Quote the entries below from the line with "Rebuild this chart" through the line with "-73, -62, -56];", both ends included, and only those lines.

::: EXTRACTED INFORMATION

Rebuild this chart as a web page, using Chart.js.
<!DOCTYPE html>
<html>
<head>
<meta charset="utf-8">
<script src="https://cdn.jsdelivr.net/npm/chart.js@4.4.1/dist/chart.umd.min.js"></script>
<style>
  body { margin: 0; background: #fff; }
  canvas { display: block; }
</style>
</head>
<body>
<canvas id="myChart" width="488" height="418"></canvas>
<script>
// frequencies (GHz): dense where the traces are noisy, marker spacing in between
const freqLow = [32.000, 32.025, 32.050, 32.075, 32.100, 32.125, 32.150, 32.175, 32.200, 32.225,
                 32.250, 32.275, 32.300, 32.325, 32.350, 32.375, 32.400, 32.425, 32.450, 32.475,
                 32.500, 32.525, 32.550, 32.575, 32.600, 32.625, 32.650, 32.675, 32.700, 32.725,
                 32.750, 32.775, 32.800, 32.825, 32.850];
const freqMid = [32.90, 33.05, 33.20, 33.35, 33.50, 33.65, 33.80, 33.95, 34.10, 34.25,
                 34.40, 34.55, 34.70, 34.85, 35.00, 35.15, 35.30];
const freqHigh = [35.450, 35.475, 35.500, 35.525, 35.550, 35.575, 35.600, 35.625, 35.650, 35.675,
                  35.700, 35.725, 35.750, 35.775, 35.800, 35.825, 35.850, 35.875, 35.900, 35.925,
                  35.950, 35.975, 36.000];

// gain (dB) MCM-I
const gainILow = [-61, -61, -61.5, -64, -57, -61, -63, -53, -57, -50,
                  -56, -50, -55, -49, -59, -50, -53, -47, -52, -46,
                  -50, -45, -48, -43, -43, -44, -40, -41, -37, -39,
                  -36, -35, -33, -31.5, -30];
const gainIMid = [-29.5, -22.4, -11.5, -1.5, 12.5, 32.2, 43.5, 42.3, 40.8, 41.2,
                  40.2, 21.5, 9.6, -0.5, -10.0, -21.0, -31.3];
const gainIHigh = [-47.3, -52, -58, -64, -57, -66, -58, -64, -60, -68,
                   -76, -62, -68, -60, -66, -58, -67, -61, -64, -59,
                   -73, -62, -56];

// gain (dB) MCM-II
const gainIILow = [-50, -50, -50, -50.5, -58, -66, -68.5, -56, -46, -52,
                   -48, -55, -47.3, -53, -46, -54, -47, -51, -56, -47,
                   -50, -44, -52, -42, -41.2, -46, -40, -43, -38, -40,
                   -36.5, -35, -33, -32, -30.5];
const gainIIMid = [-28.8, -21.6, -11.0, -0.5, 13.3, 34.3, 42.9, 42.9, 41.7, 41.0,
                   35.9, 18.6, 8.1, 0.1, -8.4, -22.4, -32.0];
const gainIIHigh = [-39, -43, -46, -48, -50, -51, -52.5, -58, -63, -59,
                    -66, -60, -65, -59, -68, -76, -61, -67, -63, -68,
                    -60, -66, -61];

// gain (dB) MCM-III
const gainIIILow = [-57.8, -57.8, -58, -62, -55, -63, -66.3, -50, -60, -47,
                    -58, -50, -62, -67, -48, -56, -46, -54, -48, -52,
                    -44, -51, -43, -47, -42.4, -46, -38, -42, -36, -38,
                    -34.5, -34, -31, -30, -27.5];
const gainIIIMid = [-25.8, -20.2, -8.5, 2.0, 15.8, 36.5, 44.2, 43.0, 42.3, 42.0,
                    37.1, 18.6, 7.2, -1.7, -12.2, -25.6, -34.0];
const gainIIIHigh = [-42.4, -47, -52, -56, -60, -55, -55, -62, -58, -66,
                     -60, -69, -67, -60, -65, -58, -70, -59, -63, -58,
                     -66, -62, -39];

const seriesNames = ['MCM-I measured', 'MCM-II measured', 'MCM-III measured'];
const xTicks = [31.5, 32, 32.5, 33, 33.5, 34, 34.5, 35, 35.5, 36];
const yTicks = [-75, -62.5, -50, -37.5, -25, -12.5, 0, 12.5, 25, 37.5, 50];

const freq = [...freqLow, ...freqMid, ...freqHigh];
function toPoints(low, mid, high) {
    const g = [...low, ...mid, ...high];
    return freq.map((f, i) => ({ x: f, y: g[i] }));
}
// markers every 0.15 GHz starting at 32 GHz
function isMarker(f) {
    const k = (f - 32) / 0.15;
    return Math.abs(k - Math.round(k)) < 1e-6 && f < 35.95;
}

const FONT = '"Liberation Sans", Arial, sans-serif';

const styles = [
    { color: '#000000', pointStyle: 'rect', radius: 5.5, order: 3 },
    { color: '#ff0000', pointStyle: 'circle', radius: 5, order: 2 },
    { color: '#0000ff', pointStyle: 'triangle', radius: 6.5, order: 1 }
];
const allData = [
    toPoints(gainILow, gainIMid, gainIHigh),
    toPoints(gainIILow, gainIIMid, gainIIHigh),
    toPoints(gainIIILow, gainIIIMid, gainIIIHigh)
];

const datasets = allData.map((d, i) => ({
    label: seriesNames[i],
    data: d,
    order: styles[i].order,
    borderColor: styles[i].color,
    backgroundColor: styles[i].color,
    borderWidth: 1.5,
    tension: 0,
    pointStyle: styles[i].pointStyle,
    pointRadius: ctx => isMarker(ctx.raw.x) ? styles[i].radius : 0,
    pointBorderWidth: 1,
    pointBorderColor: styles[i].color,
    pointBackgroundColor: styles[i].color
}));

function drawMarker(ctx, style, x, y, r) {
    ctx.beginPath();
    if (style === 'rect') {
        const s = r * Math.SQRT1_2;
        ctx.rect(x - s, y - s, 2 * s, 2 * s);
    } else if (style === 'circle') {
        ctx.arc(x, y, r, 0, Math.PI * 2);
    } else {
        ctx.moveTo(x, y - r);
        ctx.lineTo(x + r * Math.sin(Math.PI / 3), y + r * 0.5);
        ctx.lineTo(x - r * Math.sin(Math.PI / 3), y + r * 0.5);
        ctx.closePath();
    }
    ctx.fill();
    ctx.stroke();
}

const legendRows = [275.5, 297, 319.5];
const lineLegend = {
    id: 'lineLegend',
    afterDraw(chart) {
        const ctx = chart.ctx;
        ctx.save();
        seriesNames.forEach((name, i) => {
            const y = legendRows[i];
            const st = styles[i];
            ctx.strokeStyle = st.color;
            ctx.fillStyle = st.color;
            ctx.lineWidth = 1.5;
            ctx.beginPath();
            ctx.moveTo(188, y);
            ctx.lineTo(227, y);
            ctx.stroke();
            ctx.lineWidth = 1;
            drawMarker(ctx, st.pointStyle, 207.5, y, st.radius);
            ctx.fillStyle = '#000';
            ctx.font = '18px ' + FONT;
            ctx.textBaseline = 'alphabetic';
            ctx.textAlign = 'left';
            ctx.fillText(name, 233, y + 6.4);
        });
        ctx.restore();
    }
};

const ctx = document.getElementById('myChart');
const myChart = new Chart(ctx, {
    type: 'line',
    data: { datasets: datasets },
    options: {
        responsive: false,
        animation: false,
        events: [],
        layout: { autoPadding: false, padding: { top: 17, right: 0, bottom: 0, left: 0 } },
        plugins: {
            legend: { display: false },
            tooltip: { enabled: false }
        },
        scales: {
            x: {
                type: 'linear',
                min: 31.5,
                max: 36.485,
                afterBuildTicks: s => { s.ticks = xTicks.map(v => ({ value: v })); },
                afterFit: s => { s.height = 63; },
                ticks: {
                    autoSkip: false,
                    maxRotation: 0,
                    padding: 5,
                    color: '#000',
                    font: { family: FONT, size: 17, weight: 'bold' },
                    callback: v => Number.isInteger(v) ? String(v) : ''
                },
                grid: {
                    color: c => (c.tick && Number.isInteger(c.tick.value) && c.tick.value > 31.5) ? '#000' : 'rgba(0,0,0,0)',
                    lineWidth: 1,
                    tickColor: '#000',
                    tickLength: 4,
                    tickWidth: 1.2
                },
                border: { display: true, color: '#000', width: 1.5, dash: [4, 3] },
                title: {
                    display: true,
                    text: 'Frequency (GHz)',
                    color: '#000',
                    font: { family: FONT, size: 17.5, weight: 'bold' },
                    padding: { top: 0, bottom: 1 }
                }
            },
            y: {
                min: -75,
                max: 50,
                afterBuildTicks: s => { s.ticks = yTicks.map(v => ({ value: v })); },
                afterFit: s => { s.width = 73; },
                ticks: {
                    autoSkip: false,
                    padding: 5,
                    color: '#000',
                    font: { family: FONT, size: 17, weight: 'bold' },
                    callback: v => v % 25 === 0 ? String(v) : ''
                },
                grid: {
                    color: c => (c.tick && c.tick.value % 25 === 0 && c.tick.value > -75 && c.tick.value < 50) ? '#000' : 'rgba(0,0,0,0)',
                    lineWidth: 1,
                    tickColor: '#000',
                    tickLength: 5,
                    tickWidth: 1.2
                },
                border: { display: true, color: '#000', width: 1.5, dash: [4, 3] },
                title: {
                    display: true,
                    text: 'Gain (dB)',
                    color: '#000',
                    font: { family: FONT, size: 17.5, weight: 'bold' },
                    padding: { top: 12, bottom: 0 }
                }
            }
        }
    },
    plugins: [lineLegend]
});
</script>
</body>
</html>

::::::
::: EXTRACTED INFORMATION

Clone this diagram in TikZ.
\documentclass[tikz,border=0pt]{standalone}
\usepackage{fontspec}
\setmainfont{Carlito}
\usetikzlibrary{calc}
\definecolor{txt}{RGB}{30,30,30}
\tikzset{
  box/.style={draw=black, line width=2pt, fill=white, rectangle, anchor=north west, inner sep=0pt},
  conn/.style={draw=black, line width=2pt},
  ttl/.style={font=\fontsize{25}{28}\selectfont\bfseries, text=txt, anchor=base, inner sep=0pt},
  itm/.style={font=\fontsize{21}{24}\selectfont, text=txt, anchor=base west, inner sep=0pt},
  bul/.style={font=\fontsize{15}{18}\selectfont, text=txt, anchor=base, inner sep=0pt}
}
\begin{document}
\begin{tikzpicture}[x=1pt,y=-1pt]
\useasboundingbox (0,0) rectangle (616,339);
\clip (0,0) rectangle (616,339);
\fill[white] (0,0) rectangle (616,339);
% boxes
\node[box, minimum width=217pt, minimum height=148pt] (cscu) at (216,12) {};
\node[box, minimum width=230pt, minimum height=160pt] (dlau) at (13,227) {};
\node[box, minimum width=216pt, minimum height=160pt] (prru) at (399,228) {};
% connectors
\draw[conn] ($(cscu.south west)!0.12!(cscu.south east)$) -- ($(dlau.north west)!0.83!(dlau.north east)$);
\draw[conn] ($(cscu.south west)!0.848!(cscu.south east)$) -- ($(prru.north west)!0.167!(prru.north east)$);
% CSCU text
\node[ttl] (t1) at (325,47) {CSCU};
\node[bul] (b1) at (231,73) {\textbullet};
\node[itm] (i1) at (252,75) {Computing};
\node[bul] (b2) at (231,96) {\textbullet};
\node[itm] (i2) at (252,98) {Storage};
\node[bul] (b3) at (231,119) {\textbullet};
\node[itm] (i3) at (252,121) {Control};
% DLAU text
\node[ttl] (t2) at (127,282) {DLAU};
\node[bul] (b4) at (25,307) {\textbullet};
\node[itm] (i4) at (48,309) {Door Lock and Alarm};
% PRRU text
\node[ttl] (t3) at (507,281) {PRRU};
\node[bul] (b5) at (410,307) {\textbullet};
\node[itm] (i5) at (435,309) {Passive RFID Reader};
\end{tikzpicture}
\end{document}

::::::

__WRITTEN REPLY__:
Rebuild this chart as a web page, using Chart.js.
<!DOCTYPE html>
<html>
<head>
<meta charset="utf-8">
<script src="https://cdn.jsdelivr.net/npm/chart.js@4.4.1/dist/chart.umd.min.js"></script>
<style>
  body { margin: 0; background: #fff; }
  canvas { display: block; }
</style>
</head>
<body>
<canvas id="myChart" width="488" height="418"></canvas>
<script>
// frequencies (GHz): dense where the traces are noisy, marker spacing in between
const freqLow = [32.000, 32.025, 32.050, 32.075, 32.100, 32.125, 32.150, 32.175, 32.200, 32.225,
                 32.250, 32.275, 32.300, 32.325, 32.350, 32.375, 32.400, 32.425, 32.450, 32.475,
                 32.500, 32.525, 32.550, 32.575, 32.600, 32.625, 32.650, 32.675, 32.700, 32.725,
                 32.750, 32.775, 32.800, 32.825, 32.850];
const freqMid = [32.90, 33.05, 33.20, 33.35, 33.50, 33.65, 33.80, 33.95, 34.10, 34.25,
                 34.40, 34.55, 34.70, 34.85, 35.00, 35.15, 35.30];
const freqHigh = [35.450, 35.475, 35.500, 35.525, 35.550, 35.575, 35.600, 35.625, 35.650, 35.675,
                  35.700, 35.725, 35.750, 35.775, 35.800, 35.825, 35.850, 35.875, 35.900, 35.925,
                  35.950, 35.975, 36.000];

// gain (dB) MCM-I
const gainILow = [-61, -61, -61.5, -64, -57, -61, -63, -53, -57, -50,
                  -56, -50, -55, -49, -59, -50, -53, -47, -52, -46,
                  -50, -45, -48, -43, -43, -44, -40, -41, -37, -39,
                  -36, -35, -33, -31.5, -30];
const gainIMid = [-29.5, -22.4, -11.5, -1.5, 12.5, 32.2, 43.5, 42.3, 40.8, 41.2,
                  40.2, 21.5, 9.6, -0.5, -10.0, -21.0, -31.3];
const gainIHigh = [-47.3, -52, -58, -64, -57, -66, -58, -64, -60, -68,
                   -76, -62, -68, -60, -66, -58, -67, -61, -64, -59,
                   -73, -62, -56];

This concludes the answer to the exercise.